◆ YOUR GOAL: In the entries below, repeat only the lines between those holding "Reproduce this chart with Plotly." and "import plotly.graph_objects as go", inclusive. Leave pictures out.

[Charts and diagrams as code]
--------------------------------

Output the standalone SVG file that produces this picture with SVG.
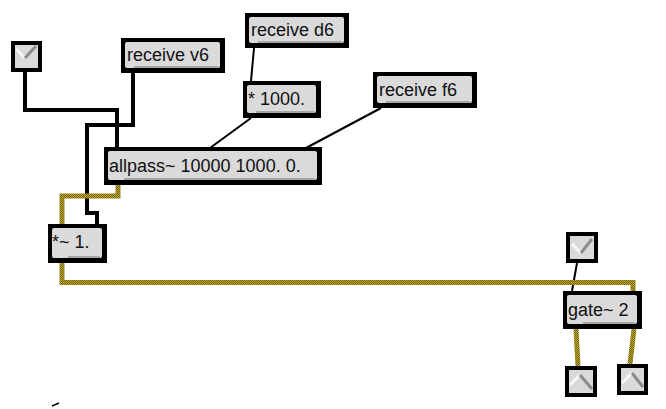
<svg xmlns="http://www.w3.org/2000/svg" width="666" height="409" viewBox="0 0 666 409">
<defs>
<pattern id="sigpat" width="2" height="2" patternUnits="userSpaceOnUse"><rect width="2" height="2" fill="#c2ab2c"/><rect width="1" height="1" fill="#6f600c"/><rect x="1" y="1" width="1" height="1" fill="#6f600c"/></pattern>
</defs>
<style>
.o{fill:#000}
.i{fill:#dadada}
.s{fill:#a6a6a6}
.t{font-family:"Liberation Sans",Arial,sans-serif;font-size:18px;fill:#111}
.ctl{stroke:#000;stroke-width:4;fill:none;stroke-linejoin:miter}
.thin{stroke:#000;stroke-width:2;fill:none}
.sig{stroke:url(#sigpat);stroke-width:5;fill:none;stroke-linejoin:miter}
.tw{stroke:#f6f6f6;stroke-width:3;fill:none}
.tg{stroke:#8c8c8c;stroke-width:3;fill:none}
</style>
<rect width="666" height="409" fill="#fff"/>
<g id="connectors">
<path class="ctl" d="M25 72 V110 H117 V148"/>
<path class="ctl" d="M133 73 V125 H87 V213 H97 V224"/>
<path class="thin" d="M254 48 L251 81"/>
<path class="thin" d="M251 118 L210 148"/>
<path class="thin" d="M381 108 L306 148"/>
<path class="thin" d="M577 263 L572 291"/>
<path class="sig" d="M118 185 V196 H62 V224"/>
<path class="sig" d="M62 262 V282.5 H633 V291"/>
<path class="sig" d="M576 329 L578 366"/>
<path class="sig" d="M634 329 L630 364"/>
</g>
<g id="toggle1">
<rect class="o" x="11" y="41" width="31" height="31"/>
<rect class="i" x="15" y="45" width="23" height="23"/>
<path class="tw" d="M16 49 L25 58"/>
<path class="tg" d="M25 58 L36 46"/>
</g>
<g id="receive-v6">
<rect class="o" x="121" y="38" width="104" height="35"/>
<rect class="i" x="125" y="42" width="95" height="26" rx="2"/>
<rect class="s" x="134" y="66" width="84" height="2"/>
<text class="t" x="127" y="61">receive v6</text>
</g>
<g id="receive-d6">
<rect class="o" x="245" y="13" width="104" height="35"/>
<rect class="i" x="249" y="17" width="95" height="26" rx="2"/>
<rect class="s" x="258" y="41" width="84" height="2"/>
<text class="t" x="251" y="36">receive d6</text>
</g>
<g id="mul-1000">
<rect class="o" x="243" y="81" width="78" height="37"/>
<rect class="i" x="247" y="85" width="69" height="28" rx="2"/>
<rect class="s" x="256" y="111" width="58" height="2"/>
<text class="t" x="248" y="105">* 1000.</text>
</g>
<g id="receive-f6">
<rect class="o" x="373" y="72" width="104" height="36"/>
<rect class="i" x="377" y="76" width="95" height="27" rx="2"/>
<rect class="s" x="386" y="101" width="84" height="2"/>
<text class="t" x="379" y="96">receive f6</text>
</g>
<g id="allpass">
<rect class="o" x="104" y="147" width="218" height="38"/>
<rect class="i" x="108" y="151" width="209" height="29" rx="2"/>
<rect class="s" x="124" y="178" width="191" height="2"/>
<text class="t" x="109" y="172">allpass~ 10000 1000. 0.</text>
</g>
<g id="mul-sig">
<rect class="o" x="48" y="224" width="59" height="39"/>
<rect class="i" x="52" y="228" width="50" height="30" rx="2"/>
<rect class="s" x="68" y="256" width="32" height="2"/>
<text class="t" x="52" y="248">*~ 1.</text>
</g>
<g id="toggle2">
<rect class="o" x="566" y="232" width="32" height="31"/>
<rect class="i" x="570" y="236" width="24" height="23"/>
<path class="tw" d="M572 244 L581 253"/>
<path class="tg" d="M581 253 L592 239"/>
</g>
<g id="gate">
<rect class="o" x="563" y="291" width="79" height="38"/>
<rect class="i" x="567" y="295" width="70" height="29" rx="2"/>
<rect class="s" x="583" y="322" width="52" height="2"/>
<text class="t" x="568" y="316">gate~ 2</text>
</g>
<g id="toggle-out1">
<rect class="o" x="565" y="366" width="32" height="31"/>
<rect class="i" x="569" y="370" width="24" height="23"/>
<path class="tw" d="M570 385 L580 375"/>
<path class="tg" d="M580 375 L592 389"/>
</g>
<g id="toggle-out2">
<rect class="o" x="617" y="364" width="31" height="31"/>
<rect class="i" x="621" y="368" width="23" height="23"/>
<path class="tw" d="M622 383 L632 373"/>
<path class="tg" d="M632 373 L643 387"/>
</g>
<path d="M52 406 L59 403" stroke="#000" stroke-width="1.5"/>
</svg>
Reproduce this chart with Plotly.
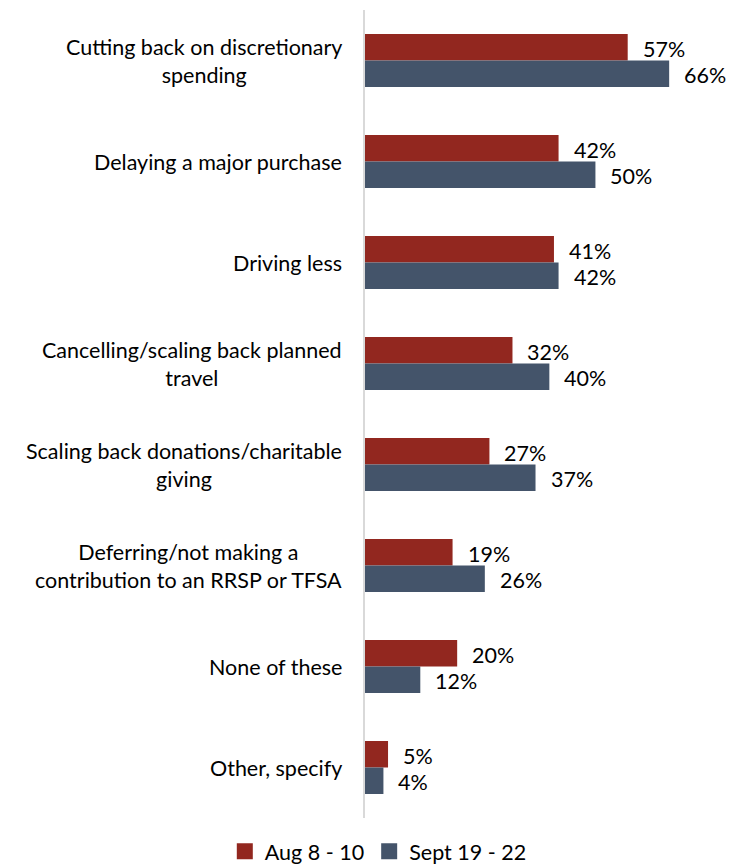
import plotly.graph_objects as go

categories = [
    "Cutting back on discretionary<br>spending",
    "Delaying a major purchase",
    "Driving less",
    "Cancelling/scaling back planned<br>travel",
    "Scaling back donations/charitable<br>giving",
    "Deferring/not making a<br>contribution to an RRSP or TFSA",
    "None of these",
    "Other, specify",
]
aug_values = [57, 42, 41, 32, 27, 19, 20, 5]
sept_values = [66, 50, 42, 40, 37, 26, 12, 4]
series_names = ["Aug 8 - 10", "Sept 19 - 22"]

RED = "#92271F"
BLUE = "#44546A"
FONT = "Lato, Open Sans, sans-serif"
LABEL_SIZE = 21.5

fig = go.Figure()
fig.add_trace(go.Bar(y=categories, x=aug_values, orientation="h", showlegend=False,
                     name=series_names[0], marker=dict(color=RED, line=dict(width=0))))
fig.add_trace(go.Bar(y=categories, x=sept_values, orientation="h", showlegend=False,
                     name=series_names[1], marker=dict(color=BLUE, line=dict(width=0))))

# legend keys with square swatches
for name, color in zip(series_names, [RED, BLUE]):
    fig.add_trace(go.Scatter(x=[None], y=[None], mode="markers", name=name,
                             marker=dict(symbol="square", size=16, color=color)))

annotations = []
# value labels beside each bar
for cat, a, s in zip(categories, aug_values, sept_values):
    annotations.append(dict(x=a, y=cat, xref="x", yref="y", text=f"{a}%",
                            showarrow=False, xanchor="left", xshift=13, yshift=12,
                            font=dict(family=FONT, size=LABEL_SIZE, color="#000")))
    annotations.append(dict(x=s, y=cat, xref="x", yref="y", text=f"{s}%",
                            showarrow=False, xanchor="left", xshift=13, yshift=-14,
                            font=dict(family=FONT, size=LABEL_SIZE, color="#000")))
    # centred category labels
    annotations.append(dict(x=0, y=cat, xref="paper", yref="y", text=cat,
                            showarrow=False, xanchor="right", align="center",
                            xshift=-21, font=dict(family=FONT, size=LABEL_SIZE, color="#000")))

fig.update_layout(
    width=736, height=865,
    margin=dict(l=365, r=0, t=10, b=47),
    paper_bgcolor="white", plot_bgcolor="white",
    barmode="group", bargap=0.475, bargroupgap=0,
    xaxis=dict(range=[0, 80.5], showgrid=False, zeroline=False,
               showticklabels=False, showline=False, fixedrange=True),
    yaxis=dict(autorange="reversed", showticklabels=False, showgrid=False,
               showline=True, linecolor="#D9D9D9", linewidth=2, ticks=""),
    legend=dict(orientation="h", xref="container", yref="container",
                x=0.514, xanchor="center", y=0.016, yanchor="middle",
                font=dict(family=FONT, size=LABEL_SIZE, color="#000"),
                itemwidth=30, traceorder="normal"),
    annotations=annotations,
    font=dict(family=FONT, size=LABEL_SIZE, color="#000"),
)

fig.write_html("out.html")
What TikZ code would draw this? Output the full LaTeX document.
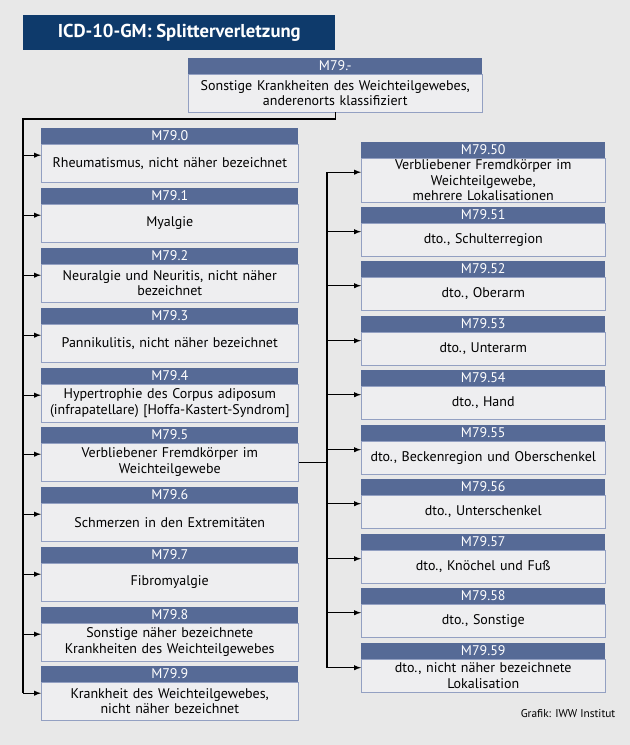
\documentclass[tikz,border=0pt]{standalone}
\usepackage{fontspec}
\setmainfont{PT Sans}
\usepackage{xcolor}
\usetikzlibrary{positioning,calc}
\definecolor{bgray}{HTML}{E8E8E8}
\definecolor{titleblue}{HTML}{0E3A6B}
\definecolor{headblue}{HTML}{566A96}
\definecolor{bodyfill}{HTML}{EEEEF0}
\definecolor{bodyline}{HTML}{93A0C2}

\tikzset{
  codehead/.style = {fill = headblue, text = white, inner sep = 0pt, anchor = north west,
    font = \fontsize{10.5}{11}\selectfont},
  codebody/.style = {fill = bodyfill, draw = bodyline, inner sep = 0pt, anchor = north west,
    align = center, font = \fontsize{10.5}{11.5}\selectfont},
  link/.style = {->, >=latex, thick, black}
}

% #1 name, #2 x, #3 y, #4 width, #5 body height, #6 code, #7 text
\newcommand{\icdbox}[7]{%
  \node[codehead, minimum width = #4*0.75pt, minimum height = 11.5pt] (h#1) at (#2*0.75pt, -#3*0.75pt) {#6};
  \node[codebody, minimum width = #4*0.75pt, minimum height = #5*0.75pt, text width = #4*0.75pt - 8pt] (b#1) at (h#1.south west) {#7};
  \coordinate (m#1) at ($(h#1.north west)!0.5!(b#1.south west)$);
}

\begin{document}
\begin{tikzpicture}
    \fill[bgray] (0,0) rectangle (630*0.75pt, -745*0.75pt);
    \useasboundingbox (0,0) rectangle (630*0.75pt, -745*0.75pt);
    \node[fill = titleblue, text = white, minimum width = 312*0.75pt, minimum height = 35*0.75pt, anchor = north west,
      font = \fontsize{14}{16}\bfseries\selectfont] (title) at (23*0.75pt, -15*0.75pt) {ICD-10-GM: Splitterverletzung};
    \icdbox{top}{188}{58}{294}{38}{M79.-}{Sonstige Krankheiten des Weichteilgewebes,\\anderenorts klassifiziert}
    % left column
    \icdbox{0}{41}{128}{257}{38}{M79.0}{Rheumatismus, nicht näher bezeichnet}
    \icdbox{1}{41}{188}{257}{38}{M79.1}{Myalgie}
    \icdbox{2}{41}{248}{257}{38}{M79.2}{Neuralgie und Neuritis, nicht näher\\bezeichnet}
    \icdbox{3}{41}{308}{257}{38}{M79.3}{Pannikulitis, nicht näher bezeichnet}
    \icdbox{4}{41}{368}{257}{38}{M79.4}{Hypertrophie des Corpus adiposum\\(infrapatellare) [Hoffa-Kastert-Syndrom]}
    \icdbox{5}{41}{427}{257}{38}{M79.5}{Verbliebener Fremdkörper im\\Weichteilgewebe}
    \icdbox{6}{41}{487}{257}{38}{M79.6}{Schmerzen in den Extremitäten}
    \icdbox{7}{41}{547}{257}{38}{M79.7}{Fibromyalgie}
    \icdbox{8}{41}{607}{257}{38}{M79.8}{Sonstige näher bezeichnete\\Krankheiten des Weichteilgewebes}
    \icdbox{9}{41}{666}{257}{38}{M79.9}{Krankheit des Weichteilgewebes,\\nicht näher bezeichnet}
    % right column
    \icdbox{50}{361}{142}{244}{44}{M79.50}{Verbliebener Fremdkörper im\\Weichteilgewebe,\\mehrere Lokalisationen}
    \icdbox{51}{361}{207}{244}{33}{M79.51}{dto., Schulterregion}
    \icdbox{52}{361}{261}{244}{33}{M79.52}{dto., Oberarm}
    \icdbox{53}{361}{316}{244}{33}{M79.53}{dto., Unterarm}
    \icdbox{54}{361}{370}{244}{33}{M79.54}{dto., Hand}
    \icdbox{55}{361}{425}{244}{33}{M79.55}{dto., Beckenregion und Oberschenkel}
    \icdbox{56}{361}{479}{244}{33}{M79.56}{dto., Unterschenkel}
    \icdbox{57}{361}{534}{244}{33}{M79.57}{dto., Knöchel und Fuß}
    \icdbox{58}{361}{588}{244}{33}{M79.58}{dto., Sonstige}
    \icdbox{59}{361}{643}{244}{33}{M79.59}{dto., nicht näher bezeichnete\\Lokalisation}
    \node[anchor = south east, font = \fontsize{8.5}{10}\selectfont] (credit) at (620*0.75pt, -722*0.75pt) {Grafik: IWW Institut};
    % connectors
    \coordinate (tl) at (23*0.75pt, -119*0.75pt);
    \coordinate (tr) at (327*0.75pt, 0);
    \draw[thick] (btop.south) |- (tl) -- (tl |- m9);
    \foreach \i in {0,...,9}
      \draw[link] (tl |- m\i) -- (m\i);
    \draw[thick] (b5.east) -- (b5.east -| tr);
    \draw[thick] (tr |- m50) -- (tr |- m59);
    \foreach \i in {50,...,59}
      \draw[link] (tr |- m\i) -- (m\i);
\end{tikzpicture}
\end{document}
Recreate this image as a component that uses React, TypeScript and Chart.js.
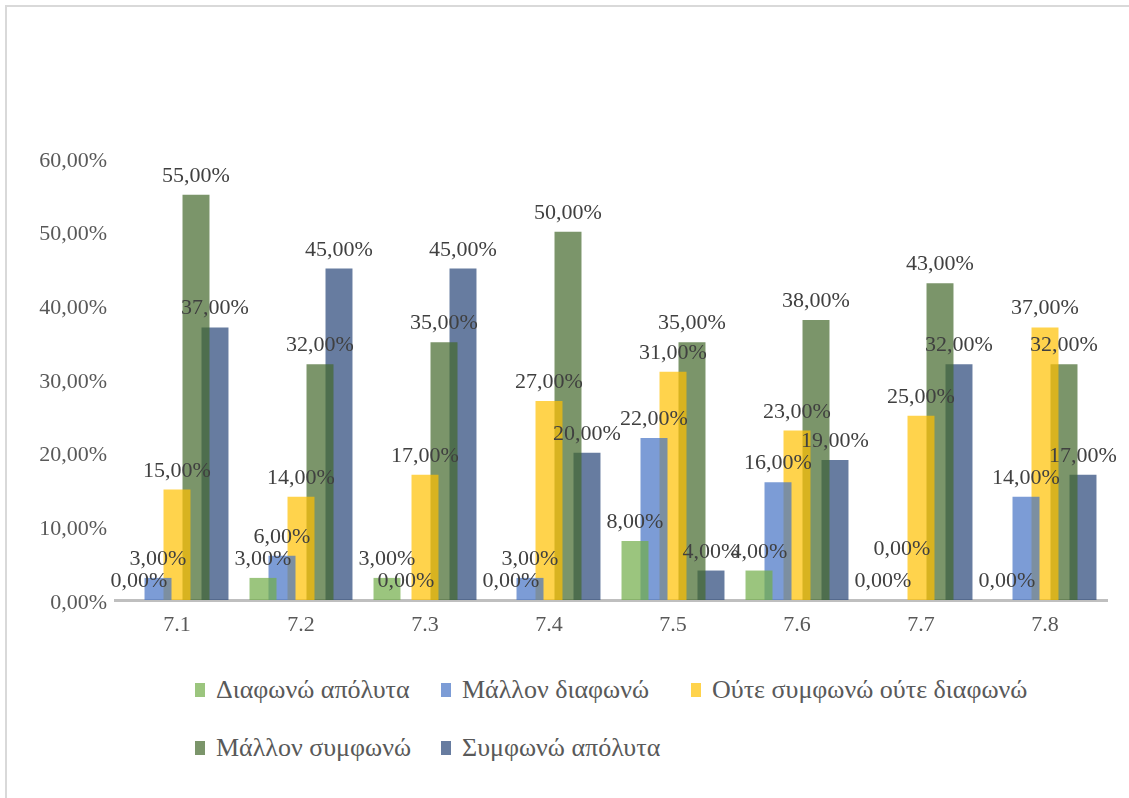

--------------------------------

◆ ANSWER BELOW:
Reproduce this chart with Plotly.
import plotly.graph_objects as go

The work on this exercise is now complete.